======== Information provided ========
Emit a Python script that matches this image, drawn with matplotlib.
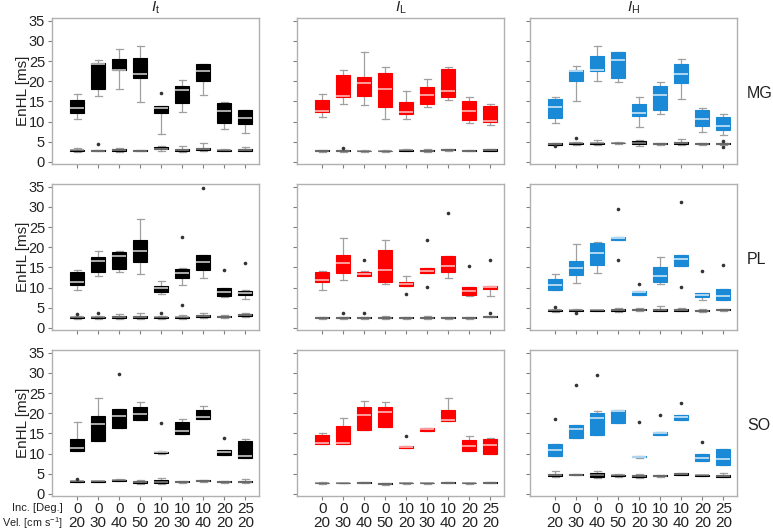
import matplotlib
matplotlib.use('Agg')
import matplotlib.pyplot as plt

plt.rcParams['font.family'] = ['Liberation Sans', 'DejaVu Sans']
plt.rcParams['mathtext.fontset'] = 'custom'
plt.rcParams['mathtext.rm'] = 'Liberation Sans'
plt.rcParams['mathtext.it'] = 'Liberation Sans:italic'

# ---------------- data ----------------
inclinations = [0, 0, 0, 0, 10, 10, 10, 20, 25]
velocities = [20, 30, 40, 50, 20, 30, 40, 20, 20]
sites = ['MG', 'PL', 'SO']
quantities = [r'$I_{\mathrm{t}}$', r'$I_{\mathrm{L}}$', r'$I_{\mathrm{H}}$']
yticks = [0, 5, 10, 15, 20, 25, 30, 35]

# each box: (whisker low, q1, median, q3, whisker high, [outliers])
MG_It_main = [(10.7, 12.1, 13.3, 15.4, 16.8), (16.3, 18.1, 24.3, 24.5, 25.2),
              (18.1, 22.7, 22.9, 25.5, 28.0), (14.9, 20.8, 21.9, 25.7, 28.7),
              (7.0, 12.1, 13.4, 14.0, 14.0, [17.1]), (12.4, 14.6, 17.8, 18.8, 20.4),
              (16.7, 20.0, 22.6, 24.3, 24.3), (8.2, 9.7, 12.7, 14.7, 14.8),
              (7.1, 9.4, 10.9, 13.0, 13.0)]
MG_IL_main = [(11.1, 12.5, 12.6, 15.4, 16.8), (14.4, 16.0, 16.3, 21.6, 22.9),
              (14.1, 16.3, 19.5, 21.1, 27.2), (10.7, 13.7, 18.1, 22.1, 23.5),
              (10.7, 12.0, 12.3, 14.9, 17.5), (13.7, 14.3, 16.5, 18.7, 20.6),
              (15.4, 16.0, 17.5, 23.0, 23.5), (9.7, 10.5, 12.6, 15.1, 16.1),
              (9.2, 9.8, 10.1, 13.8, 14.3)]
MG_IH_main = [(9.6, 10.9, 13.7, 15.6, 16.1), (15.2, 20.0, 22.5, 22.7, 23.7),
              (20.0, 22.5, 22.9, 26.3, 28.7), (19.9, 20.7, 25.2, 27.2, 27.2),
              (8.6, 11.3, 12.1, 14.3, 16.1), (12.0, 13.0, 16.7, 18.8, 19.8),
              (15.6, 19.6, 21.8, 24.2, 25.5), (7.4, 8.8, 10.7, 12.8, 13.4),
              (6.7, 8.0, 8.8, 11.1, 11.9)]
PL_It_main = [(9.4, 10.7, 11.4, 13.8, 14.4), (13.0, 13.8, 16.6, 17.5, 19.0),
              (13.8, 14.7, 17.9, 18.8, 19.0), (13.3, 16.4, 19.2, 21.8, 26.9),
              (8.4, 8.9, 9.9, 10.3, 11.7), (10.6, 12.5, 13.6, 14.7, 14.9, [22.5, 5.7]),
              (12.4, 14.3, 16.4, 18.2, 18.2, [34.7]), (7.7, 8.0, 8.8, 9.8, 10.0, [14.3]),
              (7.3, 8.2, 8.7, 9.2, 9.4, [16.2])]
PL_IL_main = [(9.4, 11.4, 11.9, 13.8, 14.1), (11.9, 13.6, 16.2, 18.0, 22.3),
              (12.8, 12.9, 13.3, 13.9, 14.1, [16.8]), (10.9, 11.3, 14.3, 19.4, 21.8),
              (10.4, 10.5, 10.9, 11.3, 12.8, [8.4]), (13.6, 13.6, 14.1, 14.8, 14.8, [21.7, 10.2]),
              (12.4, 13.8, 15.4, 17.9, 17.9, [28.5]), (8.0, 8.2, 9.1, 10.1, 10.1, [15.4]),
              (8.0, 9.7, 10.1, 10.3, 10.5, [16.9])]
PL_IH_main = [(9.3, 9.3, 10.7, 12.1, 13.4), (11.2, 13.2, 14.8, 16.6, 20.7),
              (13.6, 15.7, 18.7, 21.0, 21.2), (21.7, 21.7, 22.2, 22.6, 22.6, [29.4, 16.8]),
              (8.2, 8.3, 8.8, 9.1, 9.2, [10.9]), (10.8, 11.3, 12.9, 15.0, 17.6),
              (15.3, 15.3, 17.2, 18.0, 18.2, [31.2, 10.2]), (6.9, 7.7, 8.3, 8.6, 8.6, [14.1]),
              (7.0, 7.0, 8.0, 9.6, 9.6, [15.7])]
SO_It_main = [(10.6, 10.6, 11.4, 13.7, 17.8), (13.2, 13.2, 17.4, 19.3, 23.9),
              (16.4, 16.4, 19.4, 21.0, 21.0, [29.8]), (18.4, 18.4, 19.8, 21.6, 22.9),
              (10.0, 10.1, 10.3, 10.5, 10.6, [17.5]), (14.9, 14.9, 15.5, 17.9, 18.7),
              (18.7, 18.7, 19.1, 20.8, 21.8), (9.6, 9.7, 10.3, 10.9, 10.9, [13.8]),
              (8.9, 8.9, 9.5, 13.2, 13.6)]
SO_IL_main = [(12.3, 12.3, 12.7, 14.6, 15.1), (12.4, 12.4, 12.6, 16.9, 18.9),
              (15.9, 15.9, 19.7, 21.6, 23.0), (16.6, 16.6, 20.3, 21.6, 22.9),
              (11.4, 11.4, 11.6, 11.8, 11.8, [14.5]), (15.6, 15.6, 16.0, 16.3, 16.4),
              (18.1, 18.1, 18.4, 20.8, 23.9), (10.6, 10.6, 11.8, 13.3, 14.3),
              (9.8, 9.8, 12.2, 13.6, 13.9)]
SO_IH_main = [(9.5, 9.5, 10.9, 12.3, 12.3, [18.5]), (13.8, 13.8, 16.0, 17.0, 17.2, [27.0]),
              (14.7, 14.7, 18.9, 20.1, 20.5, [29.4]), (17.6, 17.6, 20.5, 20.7, 20.9),
              (8.8, 9.1, 9.2, 9.4, 9.4, [17.8]), (14.6, 14.6, 15.1, 15.3, 15.3, [19.5]),
              (18.4, 18.4, 19.1, 19.6, 19.6, [22.5]), (8.1, 8.1, 8.9, 9.8, 9.9, [12.8]),
              (7.1, 7.1, 8.7, 11.1, 11.1)]

MG_It_base = [(2.4, 2.7, 2.9, 3.0, 3.4), (2.6, 2.7, 2.8, 2.9, 3.0, [4.5]),
              (2.4, 2.6, 2.9, 3.2, 3.5), (2.6, 2.7, 2.8, 2.9, 3.0),
              (2.8, 3.1, 3.3, 3.6, 3.9), (2.5, 2.7, 3.0, 3.2, 3.9),
              (2.6, 2.9, 3.2, 3.5, 4.8), (2.6, 2.8, 2.9, 3.0, 3.2),
              (2.6, 2.8, 3.0, 3.2, 3.6)]
MG_IL_base = [(2.4, 2.6, 2.7, 2.9, 3.0), (2.4, 2.6, 2.8, 2.9, 3.0, [3.4]),
              (2.5, 2.6, 2.7, 2.8, 2.9), (2.5, 2.6, 2.7, 2.8, 2.9),
              (2.7, 2.8, 2.9, 3.0, 3.1), (2.4, 2.6, 2.8, 2.9, 3.2),
              (2.8, 2.9, 3.0, 3.1, 3.2), (2.6, 2.7, 2.8, 2.9, 3.0),
              (2.7, 2.8, 2.9, 3.1, 3.2)]
MG_IH_base = [(4.1, 4.3, 4.5, 4.6, 4.8, [3.9]), (4.3, 4.4, 4.6, 4.7, 4.9, [6.0]),
              (4.2, 4.4, 4.6, 4.8, 5.4), (4.4, 4.6, 4.7, 4.8, 4.9),
              (4.0, 4.4, 4.7, 5.1, 5.5), (4.2, 4.4, 4.5, 4.6, 4.8),
              (4.3, 4.5, 4.8, 5.0, 5.6), (4.3, 4.4, 4.5, 4.6, 4.8),
              (4.2, 4.4, 4.5, 4.6, 4.8, [3.8, 5.3])]
PL_It_base = [(2.3, 2.5, 2.6, 2.8, 3.0, [3.5]), (2.3, 2.5, 2.6, 2.8, 3.0, [3.8]),
              (2.3, 2.5, 2.8, 3.0, 3.4), (2.2, 2.4, 2.7, 3.0, 3.6),
              (2.3, 2.5, 2.6, 2.8, 3.0, [3.7]), (2.3, 2.5, 2.6, 2.8, 3.1),
              (2.4, 2.6, 2.9, 3.2, 3.6), (2.4, 2.6, 2.8, 3.0, 3.3),
              (2.8, 3.0, 3.2, 3.4, 3.7)]
PL_IL_base = [(2.3, 2.4, 2.5, 2.6, 2.7), (2.3, 2.4, 2.5, 2.6, 2.8, [3.6]),
              (2.3, 2.4, 2.5, 2.6, 2.8, [3.6]), (2.3, 2.4, 2.5, 2.6, 2.9),
              (2.3, 2.4, 2.5, 2.6, 2.8), (2.3, 2.4, 2.5, 2.7, 2.9),
              (2.3, 2.4, 2.5, 2.6, 2.7), (2.3, 2.4, 2.5, 2.6, 2.7),
              (2.6, 2.7, 2.8, 2.9, 3.0, [3.6])]
PL_IH_base = [(4.0, 4.2, 4.4, 4.5, 4.6, [5.1]), (4.2, 4.3, 4.4, 4.5, 4.6, [3.8]),
              (4.3, 4.3, 4.4, 4.5, 4.5), (4.0, 4.2, 4.4, 4.6, 5.0),
              (4.2, 4.4, 4.5, 4.7, 5.0), (4.1, 4.3, 4.5, 4.7, 5.4),
              (4.2, 4.3, 4.5, 4.7, 5.0), (4.0, 4.2, 4.3, 4.5, 4.8),
              (4.3, 4.4, 4.5, 4.6, 4.6)]
SO_It_base = [(2.9, 3.0, 3.1, 3.2, 3.3, [3.8]), (2.9, 3.0, 3.1, 3.2, 3.2),
              (3.1, 3.2, 3.4, 3.5, 3.6), (2.5, 2.6, 3.0, 3.3, 3.5),
              (2.5, 2.7, 3.0, 3.5, 3.9), (2.8, 2.9, 3.0, 3.1, 3.2),
              (3.0, 3.1, 3.3, 3.4, 3.5), (2.8, 2.9, 3.0, 3.1, 3.2),
              (2.8, 2.9, 3.0, 3.2, 3.6)]
SO_IL_base = [(2.5, 2.6, 2.7, 2.8, 2.9), (2.6, 2.7, 2.7, 2.8, 2.8),
              (2.6, 2.7, 2.8, 2.9, 3.0), (2.3, 2.4, 2.5, 2.6, 2.6),
              (2.5, 2.6, 2.7, 2.8, 2.8), (2.4, 2.6, 2.7, 2.8, 2.8),
              (2.6, 2.7, 2.8, 2.9, 3.0), (2.5, 2.6, 2.7, 2.8, 2.8),
              (2.6, 2.7, 2.8, 2.9, 3.0)]
SO_IH_base = [(4.2, 4.4, 4.6, 4.9, 5.7), (4.6, 4.7, 4.8, 4.9, 5.0),
              (4.0, 4.3, 4.7, 5.3, 5.6), (4.3, 4.4, 4.6, 4.7, 4.9),
              (4.0, 4.2, 4.5, 4.7, 4.9), (4.3, 4.4, 4.5, 4.7, 4.8),
              (4.6, 4.8, 4.9, 5.1, 5.3), (4.4, 4.5, 4.6, 4.7, 4.8),
              (4.1, 4.3, 4.4, 4.6, 5.2)]

main_data = [[MG_It_main, MG_IL_main, MG_IH_main],
             [PL_It_main, PL_IL_main, PL_IH_main],
             [SO_It_main, SO_IL_main, SO_IH_main]]
base_data = [[MG_It_base, MG_IL_base, MG_IH_base],
             [PL_It_base, PL_IL_base, PL_IH_base],
             [SO_It_base, SO_IL_base, SO_IH_base]]

box_colors = ['#000000', '#ff0000', '#1a8ad6']
median_colors = ['#d9d9d9', '#ffc8c8', '#d8ecfa']


def to_stats(rows):
    out = []
    for r in rows:
        out.append(dict(whislo=r[0], q1=r[1], med=r[2], q3=r[3], whishi=r[4],
                        fliers=list(r[5]) if len(r) > 5 else []))
    return out


W, H = 773, 531
fig = plt.figure(figsize=(W / 100, H / 100), dpi=100)

lefts = [52, 297, 530]
aw = 207
tops = [18, 184, 350]
ah = 146
positions = list(range(1, 10))
grey = '#a0a0a0'


def draw(ax, rows, face, med):
    ax.bxp(to_stats(rows), positions=positions, widths=0.67, patch_artist=True,
           manage_ticks=False, capwidths=0.33,
           boxprops=dict(facecolor=face, edgecolor=face, linewidth=0.8, zorder=3),
           medianprops=dict(color=med, linewidth=1.1, zorder=4),
           whiskerprops=dict(color=grey, linewidth=0.9, zorder=2),
           capprops=dict(color=grey, linewidth=0.9, zorder=2),
           flierprops=dict(marker='o', markersize=2.6, markerfacecolor='#333333',
                           markeredgecolor='none', zorder=5))


for r in range(3):
    for c in range(3):
        ax = fig.add_axes([lefts[c] / W, 1 - (tops[r] + ah) / H, aw / W, ah / H])
        draw(ax, main_data[r][c], box_colors[c], median_colors[c])
        draw(ax, base_data[r][c], '#000000', '#8a8a8a')
        ax.set_xlim(-0.2, 9.65)
        ax.set_ylim(-0.5, 35.7)
        ax.set_yticks(yticks)
        ax.set_xticks(positions)
        for s in ax.spines.values():
            s.set_color('#b0b0b0')
            s.set_linewidth(1.0)
        ax.tick_params(axis='both', direction='out', length=3, width=0.8,
                       color='#808080', labelcolor='#222222', labelsize=10.5)
        ax.tick_params(axis='x', pad=1.5)
        ax.tick_params(axis='y', pad=2)
        if c == 0:
            ax.set_yticklabels([str(t) for t in yticks])
        else:
            ax.set_yticklabels([])
        if r == 2:
            labs = ax.set_xticklabels([f"{i}\n{v}" for i, v in zip(inclinations, velocities)],
                                      fontsize=11)
            for t in labs:
                t.set_linespacing(1.0)
        else:
            ax.set_xticklabels([])
        if c == 0:
            fig.text(23 / W, 1 - (tops[r] + ah / 2) / H, 'EnHL [ms]', rotation=90,
                     ha='center', va='center', fontsize=11, color='#222222')
        if c == 2:
            fig.text(747 / W, 1 - (tops[r] + ah / 2 + 3) / H, sites[r],
                     ha='left', va='center', fontsize=11.5, color='#222222')
        if r == 0:
            fig.text((lefts[c] + aw / 2) / W, 1 - 8 / H, quantities[c],
                     ha='center', va='center', fontsize=11, color='#222222')

fig.text(63 / W, 1 - 508 / H, 'Inc. [Deg.]', ha='right', va='center', fontsize=8,
         color='#222222')
fig.text(63 / W, 1 - 523 / H, r'Vel. [cm s$^{-1}$]', ha='right', va='center',
         fontsize=7.8, color='#222222')

fig.savefig('out.png', dpi=100)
========
What is expected:
Write out nothing but the lines from the start of the data through the line with "yticks = [0, 5, 10, 15, 20, 25, 30, 35]". Leave out the pictures.

Response to the task:
Emit a Python script that matches this image, drawn with matplotlib.
import matplotlib
matplotlib.use('Agg')
import matplotlib.pyplot as plt

plt.rcParams['font.family'] = ['Liberation Sans', 'DejaVu Sans']
plt.rcParams['mathtext.fontset'] = 'custom'
plt.rcParams['mathtext.rm'] = 'Liberation Sans'
plt.rcParams['mathtext.it'] = 'Liberation Sans:italic'

# ---------------- data ----------------
inclinations = [0, 0, 0, 0, 10, 10, 10, 20, 25]
velocities = [20, 30, 40, 50, 20, 30, 40, 20, 20]
sites = ['MG', 'PL', 'SO']
quantities = [r'$I_{\mathrm{t}}$', r'$I_{\mathrm{L}}$', r'$I_{\mathrm{H}}$']
yticks = [0, 5, 10, 15, 20, 25, 30, 35]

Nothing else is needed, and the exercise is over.